AI voice agents represent the newest development in this space. They handle the follow-up calls that most businesses skip entirely: calling on schedule, adapting tone based on how long the invoice has been overdue, capturing payment commitments and dispute details, and sending payment links via SMS during the conversation. It's the same proven escalation process, executed consistently across every account without requiring your team's time.
The AR automation market reached $3.4 billion in 2025 and is projected to hit $5.95 billion by 2030. Meanwhile, 72% of finance leaders now report using AI tools in their function, up from 34% just a year earlier. The shift from email-only AR automation toward voice-capable collection software reflects what the data has shown for years: the phone call is the most effective collection channel, and it's also the hardest to scale.
Dunwise is built around this idea. The agent handles the full collection sequence from friendly reminders through formal follow-up, sending invoices and payment links during the call and routing disputes to your team. You keep the relationship and 100% of recovered funds.
Key takeaways
- Accounts receivable collections covers the full cycle from overdue invoice to resolution. Over 55% of B2B invoices are paid late, costing the average company nearly $40,000 per year.
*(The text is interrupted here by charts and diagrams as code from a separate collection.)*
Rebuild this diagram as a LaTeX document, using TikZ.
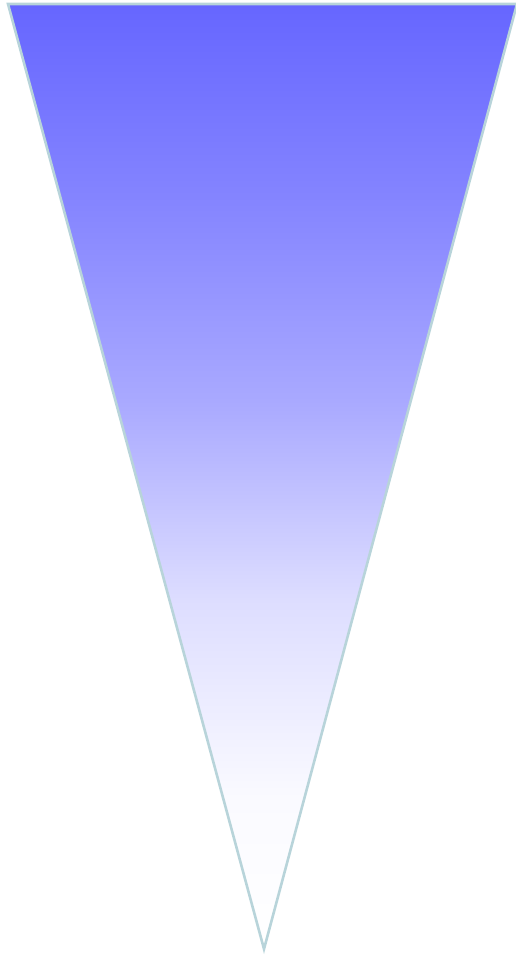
\documentclass[tikz,border=0pt]{standalone}
\usepackage{tikz}
\definecolor{topblue}{HTML}{6666FF}
\definecolor{edgecol}{HTML}{B8D4DA}
\definecolor{gA}{HTML}{FAFAFF}
\definecolor{gB}{HTML}{DDDDFF}
\definecolor{gC}{HTML}{A9A9FF}
\definecolor{gD}{HTML}{8585FF}
\pgfdeclareverticalshading{fadeblue}{100bp}{%
  color(0bp)=(white);
  color(25bp)=(white);
  color(33bp)=(gA);
  color(43.5bp)=(gB);
  color(54bp)=(gC);
  color(64.5bp)=(gD);
  color(75bp)=(topblue);
  color(100bp)=(topblue)}
\tikzset{tri/.style={draw=edgecol,line width=2.6pt,line join=miter,shading=fadeblue}}
\begin{document}
\begin{tikzpicture}[x=1pt,y=-1pt]
\useasboundingbox (0,0) rectangle (515,956);
\coordinate (tl) at (8,4);
\coordinate (tr) at (517,4);
\coordinate (bt) at (264,949);
\draw[tri] (tl) -- (tr) -- (bt) -- cycle;
\end{tikzpicture}
\end{document}
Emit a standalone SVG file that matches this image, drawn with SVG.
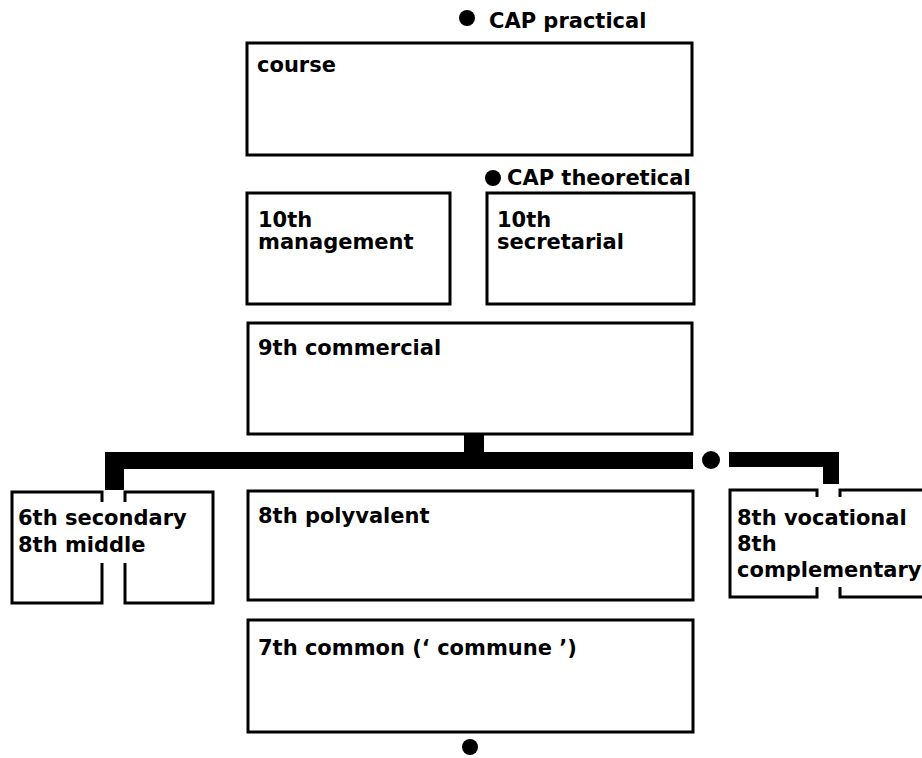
<svg xmlns="http://www.w3.org/2000/svg" width="922" height="758" viewBox="0 0 922 758">
<style>
.box{fill:none;stroke:#000;stroke-width:3}
.ln{fill:none;stroke:#000;stroke-width:3}
text{font-family:"DejaVu Sans","Liberation Sans",Arial,sans-serif;font-weight:bold;font-size:21px;fill:#000}
.bar{fill:#000}
</style>
<rect width="922" height="758" fill="#fff"/>
<g id="cap-practical">
<circle cx="467" cy="18" r="8"/>
<text x="489" y="28">CAP practical</text>
</g>
<g id="course">
<rect class="box" x="247" y="43" width="445" height="112"/>
<text x="257" y="72">course</text>
</g>
<g id="cap-theoretical">
<circle cx="493" cy="178" r="8"/>
<text x="507" y="185">CAP theoretical</text>
</g>
<g id="tenth-management">
<rect class="box" x="247" y="193" width="203" height="111"/>
<text x="258" y="227">10th</text>
<text x="258" y="249">management</text>
</g>
<g id="tenth-secretarial">
<rect class="box" x="487" y="193" width="207" height="111"/>
<text x="497" y="227">10th</text>
<text x="497" y="249">secretarial</text>
</g>
<g id="ninth-commercial">
<rect class="box" x="248" y="323" width="444" height="111"/>
<text x="258" y="355">9th commercial</text>
</g>
<g id="connectors">
<rect class="bar" x="464" y="434" width="20" height="19"/>
<rect class="bar" x="105" y="452" width="588" height="17"/>
<rect class="bar" x="105" y="452" width="19" height="38"/>
<circle cx="711" cy="460" r="9"/>
<rect class="bar" x="729" y="452" width="110" height="15"/>
<rect class="bar" x="823" y="452" width="16" height="32"/>
</g>
<g id="sixth-secondary">
<path class="ln" d="M102,502 V492 H12 V603 H102 V563"/>
<path class="ln" d="M125,502 V492 H213 V603 H125 V563"/>
<text x="18" y="525">6th secondary</text>
<text x="18" y="552">8th middle</text>
</g>
<g id="eighth-polyvalent">
<rect class="box" x="248" y="491" width="445" height="109"/>
<text x="258" y="523">8th polyvalent</text>
</g>
<g id="eighth-vocational">
<path class="ln" d="M817,497 V490 H730 V597 H817 V587"/>
<path class="ln" d="M840,497 V490 H930 M930,597 H840 V587"/>
<text x="737" y="525">8th vocational</text>
<text x="737" y="551">8th</text>
<text x="737" y="577">complementary</text>
</g>
<g id="seventh-common">
<rect class="box" x="248" y="620" width="445" height="112"/>
<text x="258" y="655">7th common (‘ commune ’)</text>
</g>
<g id="bottom-dot">
<circle cx="470" cy="747" r="8"/>
</g>
</svg>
- Phone calls are roughly three times more effective than email for collections, yet most businesses don't make them consistently.
- Handle the first 60 days internally. Recovery rates are highest in this window, and the customer relationship still matters.
- External agencies make sense only for accounts past 90 days that have gone completely silent. Expect to pay 20 to 35% of whatever they recover.
- AI-powered AR automation fills the biggest gap in most collection processes: consistent, on-schedule follow-up across every account.